Поджатые губы, неприязненный взгляд Щукина не задели меня, когда сняв фуражку над телами погибших, я перекрестился.
С некоторой задержкой, неожидавшие такого моему примеру последовали Сема, Иваныч, Романеня. Азамат и Генрих тоже сделали что-то по своему — я не смотрел. Надо было ставить старлея на место:
— Что ж ты на меня таким взглядом-то смотришь? Член партии верующий? Да. Сколько можно лицемерить! Под обстрелом, в бою, на смертном одре — неверующих нет! Ты на фронте-то был?
Щукин покраснел и, смутившись, пробурчал.
— Был. Чем я хуже других?
И сняв головной убор, перекрестился привычным жестом.
Естественно телефон не работал. Разгрузив машину на крыльцо, положили в кузов погибших. Щукину и Романене предстоял скорбный рейс.
Вместе с ними отправил короткий рапорт:
«В связи с гибелью начальника принял командование на себя. Обстановку выясняю. Прошу восстановить телефонную связь. Необходимы дополнительные инструкции. Подпись. Дата».
Лучонок с Генрихом возились на кухне. Азамат в конюшне. дежурил на крыльце.
Веска оживала. Перемещались пароконные телеги, носилась пацанва, бабы ковырялись в огородах. На противоположной стороне кучковались несколько мужиков.

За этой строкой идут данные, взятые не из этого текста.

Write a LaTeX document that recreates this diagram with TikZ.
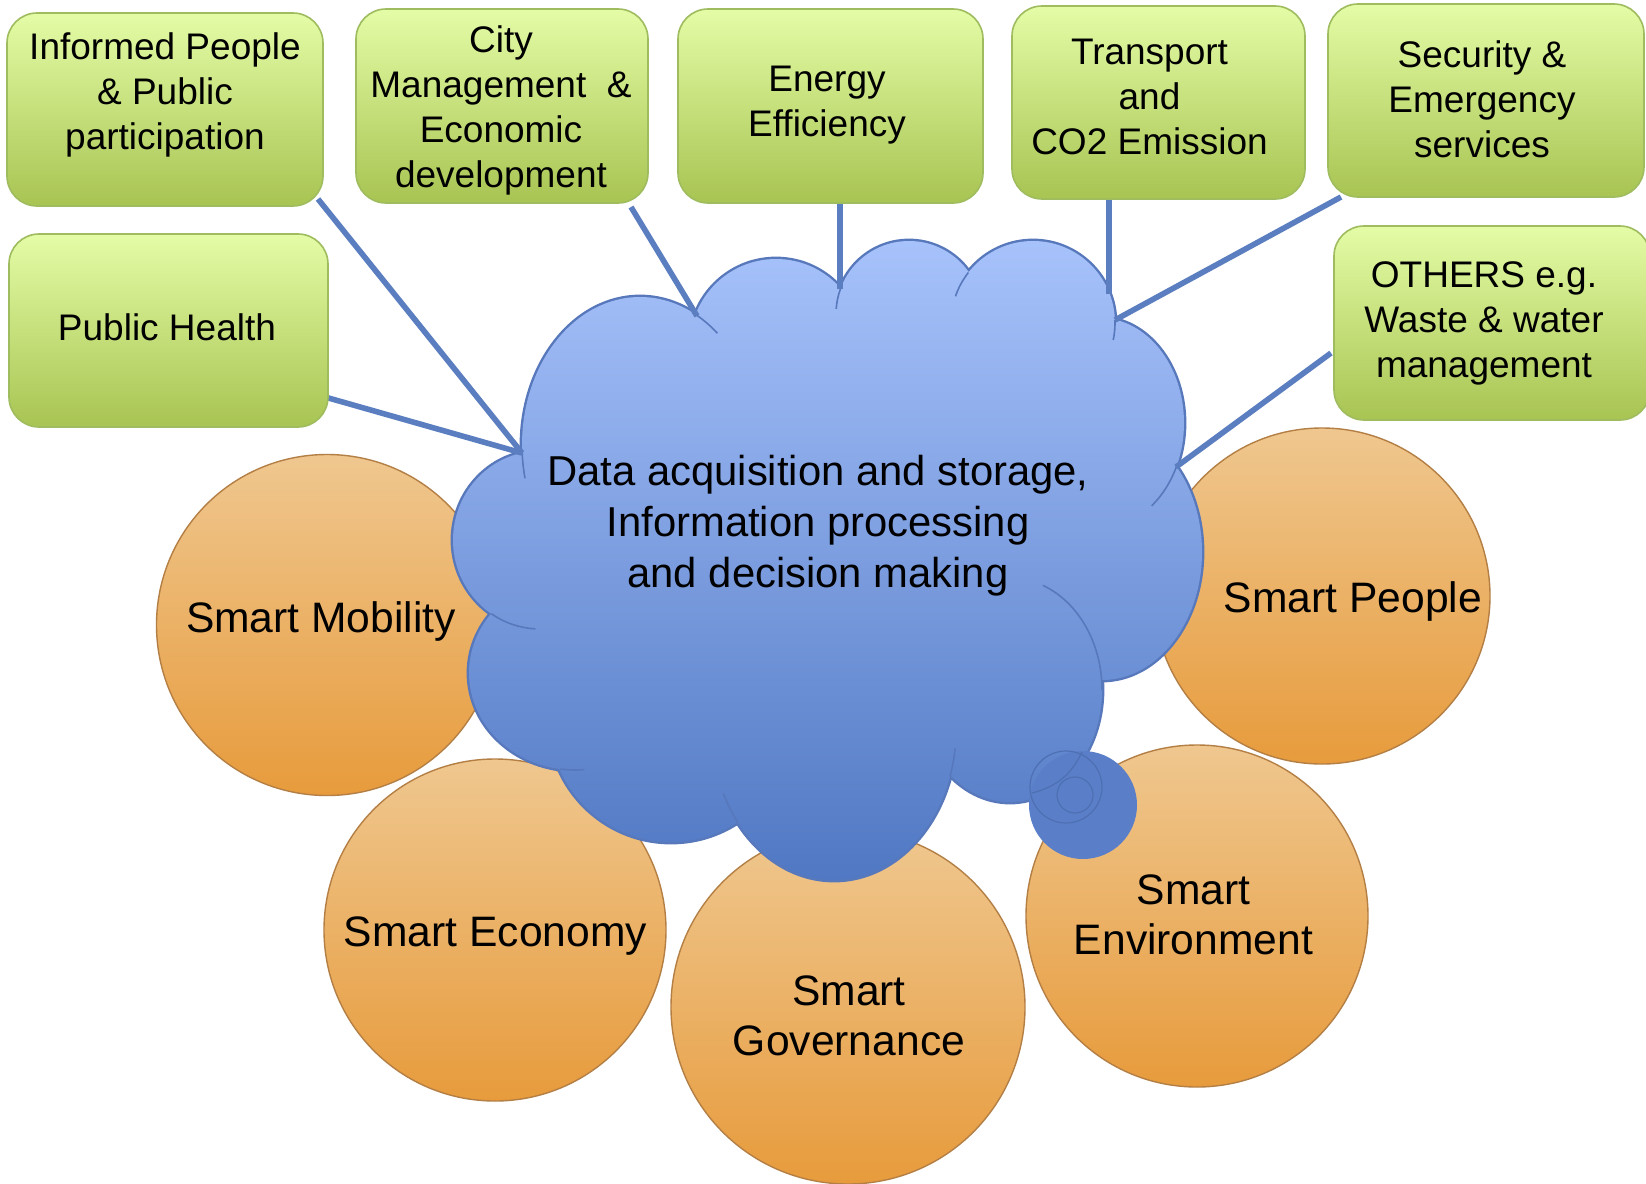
\documentclass[tikz,border=0pt]{standalone}
\usepackage{fontspec}
\setmainfont{Liberation Sans}
\definecolor{gTop}{HTML}{E4FCA6}
\definecolor{gBot}{HTML}{A8C452}
\definecolor{gEdge}{HTML}{9FBC5F}
\definecolor{oTop}{HTML}{EFC78F}
\definecolor{oBot}{HTML}{E79B3C}
\definecolor{oEdge}{HTML}{B47F45}
\definecolor{cTop}{HTML}{A7C2FB}
\definecolor{cBot}{HTML}{5078C3}
\definecolor{cEdge}{HTML}{5878BC}
\definecolor{bubFill}{HTML}{5A7EC8}
\definecolor{ringCol}{HTML}{4E70B2}
\definecolor{lineBlue}{HTML}{5B7EC0}
\tikzset{
  gbox/.style 2 args={draw=gEdge, line width=0.8pt, rounded corners=15pt,
    top color=gTop, bottom color=gBot, minimum width=#1, minimum height=#2,
    inner sep=0pt, outer sep=0pt},
  orb/.style={circle, draw=oEdge, line width=0.7pt, top color=oTop,
    bottom color=oBot, minimum size=#1, inner sep=0pt, outer sep=0pt},
  gtxt/.style={align=center, inner sep=0pt, font=\fontsize{18.5}{22.5}\selectfont},
  otxt/.style={align=center, inner sep=0pt, font=\fontsize{21.3}{25}\selectfont},
  ctxt/.style={align=center, inner sep=0pt, font=\fontsize{20.9}{25.5}\selectfont},
  conn/.style={draw=lineBlue, line width=2.8pt},
  cuspline/.style={draw=cEdge, line width=0.8pt},
  ringline/.style={draw=ringCol, line width=0.6pt},
}
\begin{document}
\begin{tikzpicture}[x=0.5pt, y=-0.5pt]
\useasboundingbox (0,0) rectangle (1646,1184);
\fill[white] (0,0) rectangle (1646,1184);

% orange circles
\node[orb=170.5pt] (mob) at (327,625) {};
\node[orb=168pt] (peo) at (1322,596) {};
\node[orb=171pt] (eco) at (495,930) {};
\node[orb=177pt] (gov) at (848,1007) {};
\node[orb=171pt] (env) at (1197,916) {};
\node[otxt] (mobT) at (321,621) {Smart Mobility};
\node[otxt] (peoT) at (1353,601) {Smart People};
\node[otxt] (ecoT) at (495.5,936) {Smart Economy};
\node[otxt] (govT) at (849,1016) {Smart\\Governance};
\node[otxt] (envT) at (1193.5,915) {Smart\\Environment};

% cloud outline (drawn wide, then covered by the fill)
\draw[cEdge, line width=2.4pt]
  (640,445) ellipse[x radius=118, y radius=148]
  (776,345) circle[radius=86]
  (909,314) circle[radius=73]
  (1033,323) circle[radius=82]
  (1100,423) ellipse[x radius=84, y radius=105]
  (1102,552) ellipse[x radius=100, y radius=128]
  (1010,690) ellipse[x radius=92, y radius=112]
  (834,730) ellipse[x radius=122, y radius=150]
  (671,720) circle[radius=122]
  (575,673) ellipse[x radius=106, y radius=97]
  (540,540) ellipse[x radius=87, y radius=89];
\shade[top color=cTop, bottom color=cBot]
  (640,445) ellipse[x radius=118, y radius=148]
  (776,345) circle[radius=86]
  (909,314) circle[radius=73]
  (1033,323) circle[radius=82]
  (1100,423) ellipse[x radius=84, y radius=105]
  (1102,552) ellipse[x radius=100, y radius=128]
  (1010,690) ellipse[x radius=92, y radius=112]
  (834,730) ellipse[x radius=122, y radius=150]
  (671,720) circle[radius=122]
  (575,673) ellipse[x radius=106, y radius=97]
  (540,540) ellipse[x radius=87, y radius=89]
  (840,560) ellipse[x radius=280, y radius=220];
% inner arc ends of the cloud
\draw[cuspline] ([shift={(640,445)}]177:118 and 148) arc[start angle=177, end angle=167, x radius=118, y radius=148];
\draw[cuspline] ([shift={(640,445)}]-61.6:118 and 148) arc[start angle=-61.6, end angle=-49, x radius=118, y radius=148];
\draw[cuspline] ([shift={(909,314)}]200:73 and 73) arc[start angle=200, end angle=184, x radius=73, y radius=73];
\draw[cuspline] ([shift={(1033,323)}]218:82 and 82) arc[start angle=218, end angle=199, x radius=82, y radius=82];
\draw[cuspline] ([shift={(1033,323)}]-2:82 and 82) arc[start angle=-2, end angle=12, x radius=82, y radius=82];
\draw[cuspline] ([shift={(1100,423)}]24:84 and 105) arc[start angle=24, end angle=52, x radius=84, y radius=105];
\draw[cuspline] ([shift={(1010,690)}]-69:92 and 112) arc[start angle=-69, end angle=0, x radius=92, y radius=112];
\draw[cuspline] ([shift={(834,730)}]18:122 and 150) arc[start angle=18, end angle=7, x radius=122, y radius=150];
\draw[cuspline] ([shift={(834,730)}]142:122 and 150) arc[start angle=142, end angle=155, x radius=122, y radius=150];
\draw[cuspline] ([shift={(575,673)}]98:106 and 97) arc[start angle=98, end angle=85, x radius=106, y radius=97];
\draw[cuspline] ([shift={(540,540)}]124:87 and 89) arc[start angle=124, end angle=93, x radius=87, y radius=89];

% thought bubble
\node[circle, fill=bubFill, minimum size=54pt, inner sep=0pt] (bub) at (1083,805) {};
\draw[ringline] (1066,787) circle[radius=36];
\draw[ringline] (1075,795) circle[radius=18];
\draw[ringline] (1032,793) to[bend right=25] (1082,752);

\node[ctxt] (cloudT) at (818,526) {Data acquisition and storage,\\Information processing\\and decision making};

% connectors
\coordinate (k1) at (522,453);
\coordinate (k2) at (697,316);
\coordinate (k3) at (840,289);
\coordinate (k4) at (1109,294);
\coordinate (k5) at (1115,320);
\coordinate (k6) at (1176,467);
\coordinate (ipS) at (318,199);
\coordinate (phS) at (325,397);
\coordinate (cmS) at (631,207);
\coordinate (eeS) at (840,203);
\coordinate (trS) at (1109,199);
\coordinate (seS) at (1341,197);
\coordinate (otS) at (1331,353);
\draw[conn] (ipS) -- (k1);
\draw[conn] (phS) -- (k1);
\draw[conn] (cmS) -- (k2);
\draw[conn] (eeS) -- (k3);
\draw[conn] (trS) -- (k4);
\draw[conn] (seS) -- (k5);
\draw[conn] (otS) -- (k6);

% green boxes
\node[gbox={158pt}{96.5pt}] (ip) at (165,109.5) {};
\node[gbox={146pt}{97pt}] (cm) at (502,106) {};
\node[gbox={152.5pt}{97pt}] (ee) at (830.5,106) {};
\node[gbox={146.5pt}{96.5pt}] (tr) at (1158.5,102.5) {};
\node[gbox={158pt}{96.5pt}] (se) at (1486,100.5) {};
\node[gbox={159.5pt}{96.5pt}] (ph) at (168.5,330.5) {};
\node[gbox={158pt}{97pt}] (ot) at (1492,323) {};
\node[gtxt] (ipT) at (165,95) {Informed People\\\& Public\\participation};
\node[gtxt] (cmT) at (501,110) {City\\Management\ \ \&\\Economic\\development};
\node[gtxt] (eeT) at (827,104.7) {Energy\\Efficiency};
\node[gtxt] (trT) at (1149.5,96.6) {Transport\\and\\CO2 Emission};
\node[gtxt] (seT) at (1482,99.2) {Security \&\\Emergency\\services};
\node[gtxt] (phT) at (167,327.5) {Public Health};
\node[gtxt] (otT) at (1484,323.7) {OTHERS e.g.\\Waste \& water\\management};
\end{tikzpicture}
\end{document}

Прибежал председатель поссовета. Молодой мужик. Почти мальчишка. Он, оказывается, куда-то уезжал, а тут такое, такое!
Мне было не до него пока.
В двух словах поставив задачу, вместе с Семой и Шацем я подошел к местным на той стороне улицы и потребовал документы.
Как они на меня смотрели! Как смотрели! Кто в здравом уме в своем селе документы носит? А то я не знаю!
Выбрав наиболее субтильного и болезненного на вид потребовал показать плечи.
— Какие плечи, зачем? — изумился тот.
— Будем искать участников перестрелки в лесу. Если приклад плохо прижат — на плече будет синяк.
К счастью я угадал. Плечи у него были чистые.
А совесть его сотоварищей нет. В несколько секунд, пока мы, окружив жертву, задирали на ней рубашку — их не стало.
Демонстративно удивленно оглядевшись, мы, с ребятами посмеиваясь, вернулись в опорный пункт. Дело сделано. Завтра тут будет куча начальников, эмгэбешников и прочего сыскного люда. Ну и что, если у некоторых местных жителей с утра возникнут срочные дела в других местах?
Начинать с арестов работу на новом месте мне очень не хотелось.
«С чего начинается Родина?» — в двадцать первом веке знают все. С чего начинается работа на новом месте — знают все в любом веке.
Посиделки в большой комнате служебной квартиры были долгими по времени, но скромными по масштабам.
Не люблю пьяных. Да, да бывший алкаш снисходительно относится к выпивающим, но терпеть не может ужратых.
Вот такой у меня выверт сознания после переноса. Первые месяцы просто обожал сладкое. Сейчас потребность стала не так выражена.
Наш «гость» учитель, куда-то сходил и принес приличный пузырь «бимбера» — местной разновидности самогона.